GCSE students will be taught how to cook pheasant thanks to school teachers partnering with BASC's Taste of Game campaign

Pheasant dish

Mandatory Credit: Photo by Stuart Forster/REX/Shutterstock (2669371s) Roast breast of pheasant is served with a jus. The traditional English dish is garnished mushrooms and chestnut puree. British Food - Mar 2013

School pupils across the UK are to learn about the benefits of game meat after BASC’s Taste of Game campaign teamed up with teachers to get pheasant cooking lessons added to the curriculum.

Secondary school teachers will attend an interactive workshop at the Food Teachers Centre’s Get Set for GCSE event in Birmingham later this month, which will demonstrate how to prepare and cook two simple pheasant recipes. The centre is a group dedicated to better food teaching.

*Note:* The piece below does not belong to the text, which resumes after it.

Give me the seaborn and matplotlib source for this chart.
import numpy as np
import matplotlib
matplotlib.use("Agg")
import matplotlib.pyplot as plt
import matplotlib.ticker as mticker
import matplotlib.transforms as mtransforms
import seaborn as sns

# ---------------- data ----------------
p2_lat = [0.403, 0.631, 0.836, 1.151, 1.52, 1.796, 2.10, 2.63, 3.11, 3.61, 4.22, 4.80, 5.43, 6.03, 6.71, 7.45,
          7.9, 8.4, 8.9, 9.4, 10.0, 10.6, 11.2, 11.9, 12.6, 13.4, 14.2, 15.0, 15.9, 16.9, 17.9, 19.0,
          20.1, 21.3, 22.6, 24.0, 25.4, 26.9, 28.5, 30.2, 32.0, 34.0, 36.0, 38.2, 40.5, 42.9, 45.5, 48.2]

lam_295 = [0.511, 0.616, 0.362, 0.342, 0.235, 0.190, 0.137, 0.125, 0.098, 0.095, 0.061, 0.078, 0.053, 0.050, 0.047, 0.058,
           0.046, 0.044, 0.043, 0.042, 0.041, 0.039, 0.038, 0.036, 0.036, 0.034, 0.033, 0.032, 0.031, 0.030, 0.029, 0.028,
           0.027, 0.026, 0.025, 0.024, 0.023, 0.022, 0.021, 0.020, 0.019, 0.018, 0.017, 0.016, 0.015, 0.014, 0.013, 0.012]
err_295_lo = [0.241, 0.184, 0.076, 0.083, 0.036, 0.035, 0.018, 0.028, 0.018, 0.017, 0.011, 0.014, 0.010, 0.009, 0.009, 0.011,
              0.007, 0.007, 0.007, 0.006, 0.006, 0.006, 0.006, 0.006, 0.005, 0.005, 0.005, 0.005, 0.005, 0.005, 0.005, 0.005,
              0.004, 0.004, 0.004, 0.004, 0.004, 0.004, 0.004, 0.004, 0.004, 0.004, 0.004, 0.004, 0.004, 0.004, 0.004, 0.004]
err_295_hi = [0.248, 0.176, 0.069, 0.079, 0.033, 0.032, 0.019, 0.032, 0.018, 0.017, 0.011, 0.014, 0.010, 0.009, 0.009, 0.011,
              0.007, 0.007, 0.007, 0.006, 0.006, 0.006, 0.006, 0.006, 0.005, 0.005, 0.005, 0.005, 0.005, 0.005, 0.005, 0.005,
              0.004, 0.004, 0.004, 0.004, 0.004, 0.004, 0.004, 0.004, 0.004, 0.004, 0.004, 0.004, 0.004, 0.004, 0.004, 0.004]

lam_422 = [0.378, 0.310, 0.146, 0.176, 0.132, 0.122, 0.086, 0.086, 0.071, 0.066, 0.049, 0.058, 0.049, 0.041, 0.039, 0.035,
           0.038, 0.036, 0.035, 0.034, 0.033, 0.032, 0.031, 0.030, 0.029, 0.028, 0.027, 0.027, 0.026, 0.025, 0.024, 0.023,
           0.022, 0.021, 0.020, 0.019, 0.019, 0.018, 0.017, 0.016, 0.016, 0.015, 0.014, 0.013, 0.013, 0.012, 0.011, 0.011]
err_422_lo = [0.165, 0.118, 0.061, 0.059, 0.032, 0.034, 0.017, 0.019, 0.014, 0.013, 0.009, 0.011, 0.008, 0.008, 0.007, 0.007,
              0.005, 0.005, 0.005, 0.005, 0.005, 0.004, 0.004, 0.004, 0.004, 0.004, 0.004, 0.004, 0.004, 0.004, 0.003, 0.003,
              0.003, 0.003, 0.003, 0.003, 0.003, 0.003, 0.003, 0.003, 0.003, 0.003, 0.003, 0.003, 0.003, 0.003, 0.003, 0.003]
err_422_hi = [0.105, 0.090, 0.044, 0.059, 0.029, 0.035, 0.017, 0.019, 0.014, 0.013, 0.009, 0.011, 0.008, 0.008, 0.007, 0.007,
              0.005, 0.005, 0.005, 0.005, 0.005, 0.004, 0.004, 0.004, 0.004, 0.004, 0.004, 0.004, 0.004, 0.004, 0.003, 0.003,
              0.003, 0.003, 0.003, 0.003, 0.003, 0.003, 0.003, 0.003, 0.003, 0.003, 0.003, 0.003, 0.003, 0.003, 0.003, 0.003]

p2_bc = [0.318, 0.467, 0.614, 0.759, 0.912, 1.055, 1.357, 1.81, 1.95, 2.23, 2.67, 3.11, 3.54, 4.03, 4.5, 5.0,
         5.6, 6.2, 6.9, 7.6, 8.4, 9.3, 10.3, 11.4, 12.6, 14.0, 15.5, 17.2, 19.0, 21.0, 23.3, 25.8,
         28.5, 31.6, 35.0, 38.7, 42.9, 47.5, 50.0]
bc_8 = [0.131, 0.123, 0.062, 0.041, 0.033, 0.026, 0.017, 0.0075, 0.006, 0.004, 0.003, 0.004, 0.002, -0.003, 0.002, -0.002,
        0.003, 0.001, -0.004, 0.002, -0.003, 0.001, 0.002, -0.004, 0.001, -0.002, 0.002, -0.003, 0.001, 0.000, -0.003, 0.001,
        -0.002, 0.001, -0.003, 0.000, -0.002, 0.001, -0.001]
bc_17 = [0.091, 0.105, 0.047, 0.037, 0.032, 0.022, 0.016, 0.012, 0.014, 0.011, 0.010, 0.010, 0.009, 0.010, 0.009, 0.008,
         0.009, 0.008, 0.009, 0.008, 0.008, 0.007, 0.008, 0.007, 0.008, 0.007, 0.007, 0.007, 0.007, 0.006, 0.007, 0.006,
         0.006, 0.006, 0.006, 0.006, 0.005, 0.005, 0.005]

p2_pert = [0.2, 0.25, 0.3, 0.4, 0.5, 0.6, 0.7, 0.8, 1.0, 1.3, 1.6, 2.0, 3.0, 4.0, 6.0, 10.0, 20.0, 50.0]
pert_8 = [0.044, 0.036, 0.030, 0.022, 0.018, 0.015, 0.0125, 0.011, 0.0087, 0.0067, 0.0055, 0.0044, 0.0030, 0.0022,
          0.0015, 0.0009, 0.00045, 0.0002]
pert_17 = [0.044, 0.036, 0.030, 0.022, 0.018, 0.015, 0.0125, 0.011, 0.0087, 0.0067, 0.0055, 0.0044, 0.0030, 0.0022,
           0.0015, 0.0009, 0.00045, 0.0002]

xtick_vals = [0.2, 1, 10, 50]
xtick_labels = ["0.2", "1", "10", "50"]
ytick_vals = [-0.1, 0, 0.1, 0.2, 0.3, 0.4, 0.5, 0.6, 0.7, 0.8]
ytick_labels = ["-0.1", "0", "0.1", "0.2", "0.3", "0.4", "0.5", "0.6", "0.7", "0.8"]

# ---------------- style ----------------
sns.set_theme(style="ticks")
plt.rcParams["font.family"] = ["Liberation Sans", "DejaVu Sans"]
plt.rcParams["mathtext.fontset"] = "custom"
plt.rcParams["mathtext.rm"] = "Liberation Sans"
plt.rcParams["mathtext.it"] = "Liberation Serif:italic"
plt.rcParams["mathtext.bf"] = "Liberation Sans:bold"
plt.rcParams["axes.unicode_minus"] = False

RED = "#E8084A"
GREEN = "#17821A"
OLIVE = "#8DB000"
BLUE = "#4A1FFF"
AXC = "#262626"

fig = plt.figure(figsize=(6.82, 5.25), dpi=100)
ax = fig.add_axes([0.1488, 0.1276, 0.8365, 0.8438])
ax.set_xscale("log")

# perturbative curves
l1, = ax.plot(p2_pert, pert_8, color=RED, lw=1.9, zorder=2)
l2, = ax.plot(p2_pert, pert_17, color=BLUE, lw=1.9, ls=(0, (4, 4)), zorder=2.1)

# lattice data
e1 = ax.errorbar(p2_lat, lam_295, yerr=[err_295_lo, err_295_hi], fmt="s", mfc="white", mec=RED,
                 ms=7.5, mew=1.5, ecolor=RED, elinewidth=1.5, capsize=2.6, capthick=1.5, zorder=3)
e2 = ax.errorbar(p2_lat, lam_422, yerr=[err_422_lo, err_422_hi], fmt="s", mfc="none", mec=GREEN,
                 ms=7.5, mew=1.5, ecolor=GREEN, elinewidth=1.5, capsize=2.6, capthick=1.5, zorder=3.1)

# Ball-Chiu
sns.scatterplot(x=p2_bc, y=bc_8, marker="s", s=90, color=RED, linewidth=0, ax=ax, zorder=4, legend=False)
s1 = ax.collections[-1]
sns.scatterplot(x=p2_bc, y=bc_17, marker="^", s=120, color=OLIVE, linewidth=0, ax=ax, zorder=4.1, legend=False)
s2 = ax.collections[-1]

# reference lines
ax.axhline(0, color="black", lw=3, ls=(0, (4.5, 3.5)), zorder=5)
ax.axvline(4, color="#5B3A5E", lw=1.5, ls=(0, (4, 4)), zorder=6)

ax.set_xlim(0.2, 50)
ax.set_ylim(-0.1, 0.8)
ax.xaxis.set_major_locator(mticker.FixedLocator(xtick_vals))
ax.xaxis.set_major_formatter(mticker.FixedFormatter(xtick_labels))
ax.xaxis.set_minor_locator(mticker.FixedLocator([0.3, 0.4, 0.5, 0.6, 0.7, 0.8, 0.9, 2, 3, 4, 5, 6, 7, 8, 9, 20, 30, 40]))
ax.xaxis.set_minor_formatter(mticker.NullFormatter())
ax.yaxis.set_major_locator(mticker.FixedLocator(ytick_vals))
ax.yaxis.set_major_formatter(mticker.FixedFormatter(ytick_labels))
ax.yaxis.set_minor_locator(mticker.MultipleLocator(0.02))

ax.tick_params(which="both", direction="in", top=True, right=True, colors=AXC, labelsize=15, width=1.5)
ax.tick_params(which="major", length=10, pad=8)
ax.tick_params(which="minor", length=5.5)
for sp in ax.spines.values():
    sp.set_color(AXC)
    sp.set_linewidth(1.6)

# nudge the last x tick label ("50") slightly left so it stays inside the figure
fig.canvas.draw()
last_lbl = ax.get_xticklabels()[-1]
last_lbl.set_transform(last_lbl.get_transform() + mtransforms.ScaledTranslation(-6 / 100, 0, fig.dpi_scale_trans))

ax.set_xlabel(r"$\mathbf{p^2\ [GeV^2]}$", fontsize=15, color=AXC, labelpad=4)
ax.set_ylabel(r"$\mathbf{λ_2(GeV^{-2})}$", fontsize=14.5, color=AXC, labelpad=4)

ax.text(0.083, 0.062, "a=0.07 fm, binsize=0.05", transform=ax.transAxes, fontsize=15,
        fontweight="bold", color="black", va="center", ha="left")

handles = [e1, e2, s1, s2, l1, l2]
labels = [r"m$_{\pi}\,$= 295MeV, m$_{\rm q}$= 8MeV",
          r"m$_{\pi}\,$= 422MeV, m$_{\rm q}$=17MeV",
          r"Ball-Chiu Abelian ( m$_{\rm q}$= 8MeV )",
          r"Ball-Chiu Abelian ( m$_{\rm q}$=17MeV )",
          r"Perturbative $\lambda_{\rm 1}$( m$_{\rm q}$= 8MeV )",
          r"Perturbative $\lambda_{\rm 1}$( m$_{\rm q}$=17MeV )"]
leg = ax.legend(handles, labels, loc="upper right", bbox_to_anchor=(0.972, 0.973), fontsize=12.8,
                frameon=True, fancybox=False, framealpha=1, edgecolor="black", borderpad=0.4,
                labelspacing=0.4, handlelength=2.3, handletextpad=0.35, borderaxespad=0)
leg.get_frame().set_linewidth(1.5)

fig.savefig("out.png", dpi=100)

Nationwide sessions will follow, before pheasant cookery is introduced in classes for GCSE students, with an estimated 60,000 pupils receiving lessons over the next three years.

Donate birds to schools

Taste of Game is encouraging shoots to help support the scheme by donating birds to schools. Its development manager, Annette Woolcock, said: “This is an exciting project which will put healthy, nutritious game meat directly in front of the next generation.

“Game meat is a great food, pure and simple. It is healthy, sustainable and highly nutritious. It is exciting and extremely positive that we can educate youngsters as to the benefits
of properly prepared game meat by focusing on the requirements of the national curriculum.
“We are hoping that the game industry will support us and that local shoots will donate dressed pheasants to their local schools.”

Thousands more will taste game

If you work on a shoot and would like to help by donating game to your local schools, you can contact Taste of Game’s Annette by email to annette.woolcock@tasteofgame.org.uk for further details on how to get involved.

Louise Davies, founder of the Food Teachers Centre, explained how the project will give students the chance to work with game meat, which has been difficult up to now. “In the past, lack of ingredients prevented students from cooking game, so this programme will hopefully mean that thousands more youngsters will get to cook and taste it.

“It has a perfect fit with the new GCSE course, where students demonstrate high-level skills, such as preparing meat, and where they are expected to understand how animals are reared and prepared. It also educates them about the contribution of seasonal, local and nutritious foods to modern and traditional British cuisine.”